After the show was over and I said my thanks to Johnny and the staff, I retreated to my dressing room, to be joined only by a writer friend who was my guest. By this time everyone who worked on the show, including the other guests, crew, staff, etc. had gone home. It was just me and my friend and nobody else.

As we were getting ready to leave, my buddy noticed Pavarotti’s ratty old gray pants on a hanger. The opera icon apparently had left in his tux in a rush and never bothered to grab his pants.

“We should take them for safekeeping,” he said. “Maybe he just doesn’t want them, but at least they won’t get lost if Pavarotti ever needs his pants back.”

We went to the parking lot and got in my car, and when I looked over I noticed that he did indeed have Pavarotti’s pants.

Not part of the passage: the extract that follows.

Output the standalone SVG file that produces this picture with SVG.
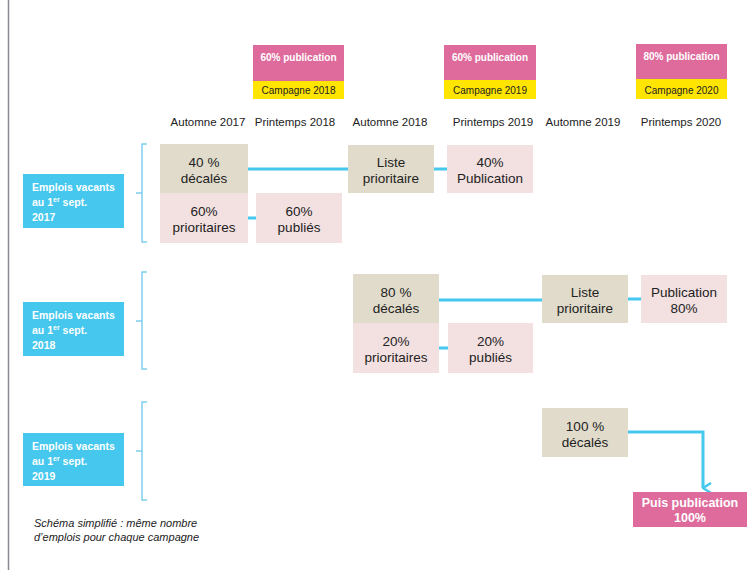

However, by the time I dropped him off at his apartment he decided they would be safer with me.

“I’m leaving them in your car,” he said. “You keep them.”

So I took them home and put them in a drawer. For years I had dreams that Pavarotti’s people were going to notify authorities that his pants were missing, and were last seen in an adjoining dressing room he shared at NBC with Bobby Kelton.

To this day I’m not sure if they have value or what to do with them. However, I do have some peace of mind knowing that if I ever go on a weight-gaining binge, I won’t have to go to a Big and Tall Men’s store for some pants. I have all I need sitting in my drawer. And just in case, I’m learning the words to “Figaro.”